L’affaiblissement relatif des principales puissances impérialistes est patent : constat d’échec des États-Unis en Irak et enlisement en Afghanistan ; défaite militaire israélienne au Liban ; crise du projet européen de l’Union pour la Méditerranée ; persistance de la question palestinienne. Ce contexte général réduit leurs capacités d’intervention sur plusieurs fronts pour stabiliser des dictatures relais. De plus, les pays dominants sont eux aussi confrontés à une grande instabilité sociale et économique ; ils subissent le réalignement en cours des rapports de forces internationaux, lié à la montée en puissance de l’impérialisme chinois, de même que d’autres économies émergentes ; et ils disposent de capacités d’intervention plus limitées pour garantir le maintien de rapports de forces géostratégiques favorables. La défense de leurs intérêts repose sur des capacités plus étroites : il leur faut abandonner tel ou tel dirigeant subordonné pour essayer de contrôler les changements.
Nous sommes dans une situation où l’intensification de la crise de l’impérialisme laisse libre cours à l’aggravation des contradictions des sociétés dominées. Certains maillons de la chaîne impérialiste de domination sont fragilisés, tandis que les classes dominantes de la périphérie ont de plus en plus de peine à anticiper les soulèvements populaires et à y faire face.
La crise économique mondiale produit ses effets les plus dévastateurs là où la situation des classes laborieuses est déjà la plus difficile. Et ceci d’autant plus que les acquis des luttes ouvrières d’Europe, et dans une moindre mesure des USA, freinent le report immédiat et brutal des effets de la crise sur les plus démunis : assurance chômage, salaire socialisé (santé, éducation, etc.) ne sont pas par hasard la cible des politiques de régression appliquées depuis 30 ans. De plus, la grande faiblesse des droits syndicaux et politiques rend les conditions de la résistance bien plus difficiles… et explosives dans les pays dominés.
Mais quelles sont les marges de manœuvre de ceux qui veulent d’un «changement» qui ne change rien ? En effet, dans les pays dépendants, le capitalisme en crise n’est pas soluble dans un régime démocratique, qui permette aux oppriméEs de lutter librement pour la défense de leurs intérêts. Tout juste peuvent-ils viser une façade démocratique en élargissant la cooptation des élites et la répartition des privilèges. Les interventions impérialistes visent ainsi à instaurer une démocratie politique restreinte, où les anciens groupes dirigeants qui structurent l’appareil bureaucratique et répressif de l’État composent avec de nouveaux venus.
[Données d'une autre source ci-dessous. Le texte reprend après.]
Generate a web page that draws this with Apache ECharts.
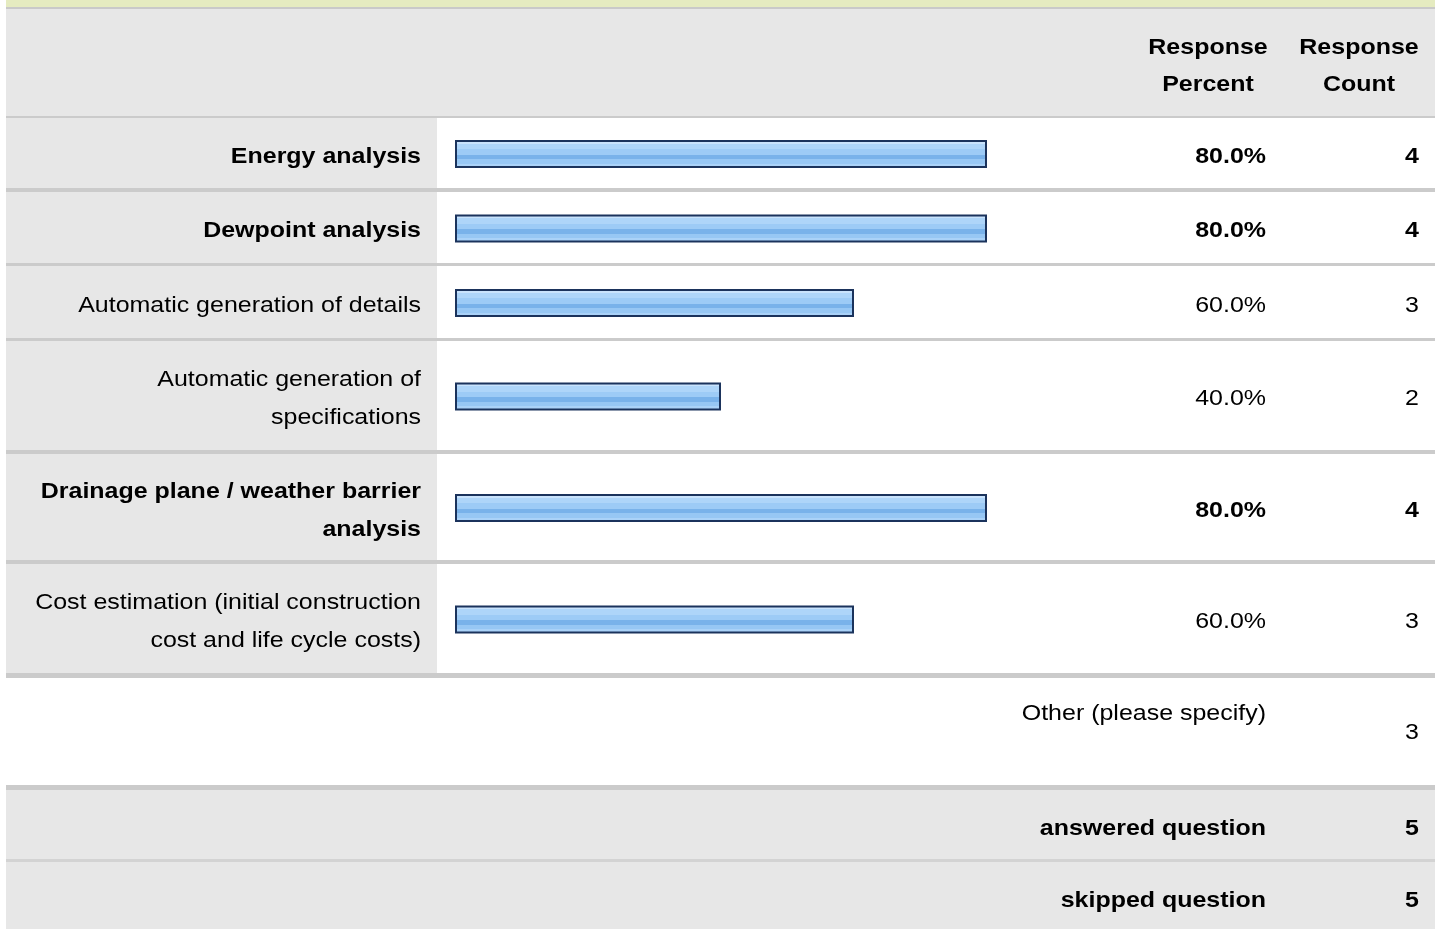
<!DOCTYPE html>
<html>
<head>
<meta charset="utf-8">
<title>Survey responses</title>
<script src="https://cdn.jsdelivr.net/npm/echarts@6/dist/echarts.min.js"></script>
<style>
  html, body { margin: 0; padding: 0; background: #fff; }
  #chart { width: 1442px; height: 929px; }
</style>
</head>
<body>
<div id="chart"></div>
<script>
// Answer options and their results
const categories = [
  'Energy analysis',
  'Dewpoint analysis',
  'Automatic generation of details',
  'Automatic generation of specifications',
  'Drainage plane / weather barrier analysis',
  'Cost estimation (initial construction cost and life cycle costs)'
];
const percents = [80.0, 80.0, 60.0, 40.0, 80.0, 60.0];
const counts = [4, 4, 3, 2, 4, 3];
const headerPercent = ['Response', 'Percent'];
const headerCount = ['Response', 'Count'];
const otherLabel = 'Other (please specify)';
const otherCount = 3;
const summaryLabels = ['answered question', 'skipped question'];
const summaryCounts = [5, 5];

// Table geometry (pixels)
const LEFT = 6, RIGHT = 1435, LABEL_RIGHT = 437, LABEL_X = 421;
const PCT_X = 1266, CNT_X = 1419;
const BAR_LEFT = 455, BAR_FULL = 665;
const rowSpans = [[118, 188], [192, 263], [266, 338], [341, 450], [454, 560], [564, 673]];
const sepSpans = [[188, 192], [263, 266], [338, 341], [450, 454], [560, 564], [673, 678]];
const GRAY = '#e7e7e7', SEP = '#cbcbcb';
const FONT_FAMILY = '"Liberation Sans", Arial, Helvetica, sans-serif';
const FONT_SIZE = 22, STRETCH = 1.135, LINE_H = 38, WRAP_W = 360;

const maxPct = Math.max(...percents);

function fontOf(bold) { return (bold ? 'bold ' : '') + FONT_SIZE + 'px ' + FONT_FAMILY; }

// Word-wrap a label to the width of the label column
const measureCtx = document.createElement('canvas').getContext('2d');
function wrap(str, bold) {
  measureCtx.font = fontOf(bold);
  const words = str.split(' ');
  const lines = [];
  let cur = '';
  words.forEach(w => {
    const test = cur ? cur + ' ' + w : w;
    if (cur && measureCtx.measureText(test).width > WRAP_W) {
      lines.push(cur);
      cur = w;
    } else {
      cur = test;
    }
  });
  if (cur) lines.push(cur);
  return lines.join('\n');
}

// Striped glossy fill of the response bars
const barFill = new echarts.graphic.LinearGradient(0, 0, 0, 1, [
  { offset: 0.00, color: '#c9e3fc' }, { offset: 0.13, color: '#c9e3fc' },
  { offset: 0.13, color: '#aed5f9' }, { offset: 0.33, color: '#aed5f9' },
  { offset: 0.33, color: '#9dcbf6' }, { offset: 0.53, color: '#9dcbf6' },
  { offset: 0.53, color: '#79b2ea' }, { offset: 0.69, color: '#79b2ea' },
  { offset: 0.69, color: '#97c7f4' }, { offset: 0.85, color: '#97c7f4' },
  { offset: 0.85, color: '#aad2f8' }, { offset: 1.00, color: '#aad2f8' }
]);

const graphics = [];
function rect(x1, y1, x2, y2, fill) {
  graphics.push({ type: 'rect', silent: true, z: -5,
    shape: { x: x1, y: y1, width: x2 - x1, height: y2 - y1 }, style: { fill } });
}
function text(str, x, y, align, bold) {
  graphics.push({ type: 'text', silent: true, z: 10, x, y, scaleX: STRETCH,
    style: { text: str, fill: '#000', font: fontOf(bold), lineHeight: LINE_H,
      align, verticalAlign: 'middle' } });
}

// Header band
rect(LEFT, 0, RIGHT, 7, '#e5ebc0');
rect(LEFT, 7, RIGHT, 9, '#c9c9c9');
rect(LEFT, 9, RIGHT, 116, GRAY);
rect(LEFT, 116, RIGHT, 118, SEP);
text(headerPercent[0], 1208, 48, 'center', true);
text(headerPercent[1], 1208, 85, 'center', true);
text(headerCount[0], 1359, 48, 'center', true);
text(headerCount[1], 1359, 85, 'center', true);

// Option rows: label cell, separator, label, percent and count
rowSpans.forEach(([t, b], i) => {
  rect(LEFT, t, LABEL_RIGHT, b, GRAY);
  rect(LEFT, sepSpans[i][0], RIGHT, sepSpans[i][1], SEP);
  const bold = percents[i] === maxPct;
  const cy = (t + b) / 2 + 3.5;
  text(wrap(categories[i], bold), LABEL_X, cy, 'right', bold);
  text(percents[i].toFixed(1) + '%', PCT_X, cy, 'right', bold);
  text(String(counts[i]), CNT_X, cy, 'right', bold);
});

// Other row
text(otherLabel, PCT_X, 714, 'right', false);
text(String(otherCount), CNT_X, 733, 'right', false);
rect(LEFT, 785, RIGHT, 790, SEP);

// Summary rows
rect(LEFT, 790, RIGHT, 859, GRAY);
rect(LEFT, 859, RIGHT, 862, '#d3d3d3');
rect(LEFT, 862, RIGHT, 929, GRAY);
text(summaryLabels[0], PCT_X, 829, 'right', true);
text(String(summaryCounts[0]), CNT_X, 829, 'right', true);
text(summaryLabels[1], PCT_X, 901, 'right', true);
text(String(summaryCounts[1]), CNT_X, 901, 'right', true);

// One grid per row so each row keeps its own height
const grid = [], xAxis = [], yAxis = [], series = [];
rowSpans.forEach(([t, b], i) => {
  grid.push({ left: BAR_LEFT, width: BAR_FULL, top: t + 1, height: b - t, containLabel: false });
  xAxis.push({ type: 'value', gridIndex: i, min: 0, max: 100, show: false });
  yAxis.push({
    type: 'category', gridIndex: i, data: [categories[i]],
    axisLine: { show: false }, axisTick: { show: false }, splitLine: { show: false },
    axisLabel: { show: false }
  });
  series.push({
    type: 'bar', xAxisIndex: i, yAxisIndex: i, data: [percents[i]],
    barWidth: 28, silent: true, animation: false,
    itemStyle: { color: barFill, borderColor: '#1b335c', borderWidth: 2 }
  });
});

const chart = echarts.init(document.getElementById('chart'), null, { renderer: 'canvas' });
chart.setOption({
  backgroundColor: '#ffffff',
  animation: false,
  grid, xAxis, yAxis, series,
  graphic: { elements: graphics }
});
</script>
</body>
</html>
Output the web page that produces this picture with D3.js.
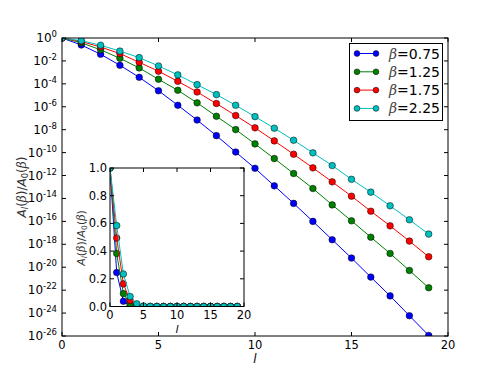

Mais cette possibilité même est limitée en raison de la faiblesse ou de l’inexistence de partis bourgeois démocratiques ou réformistes un tant soit peu enracinés, d’ailleurs rapidement discrédités par leur soutien ou participation aux «gouvernements de transition».
Loin des transitions négociées qu’ont connues plusieurs pays d’Amérique latine dans les années 1980 -1990, la poussée révolutionnaire entretient la pression sur les processus politiques d’en haut, même quand elle semble refluer. L’irruption du mouvement populaire permet de comprendre les limites des replâtrages en cours.
En retour, la développement des révolutions dans le Maghreb et le Moyen-Orient affaiblit le système (voir Les enjeux régionaux et nos tâches, p.13). L’impérialisme doit faire face à la solidarité internationale entre les peuples. Celle par exemple, qui a empêché Sarkozy d’héberger Ben Ali et l’a obligé à limoger Michèle Alliot-Marie. Cette solidarité joue un rôle essentiel, et doit être nourrie de la compréhension que le succès des révolutions en cours créera les conditions d’un renversement des rapports de forces au profit du travail, dans les métropoles impérialistes.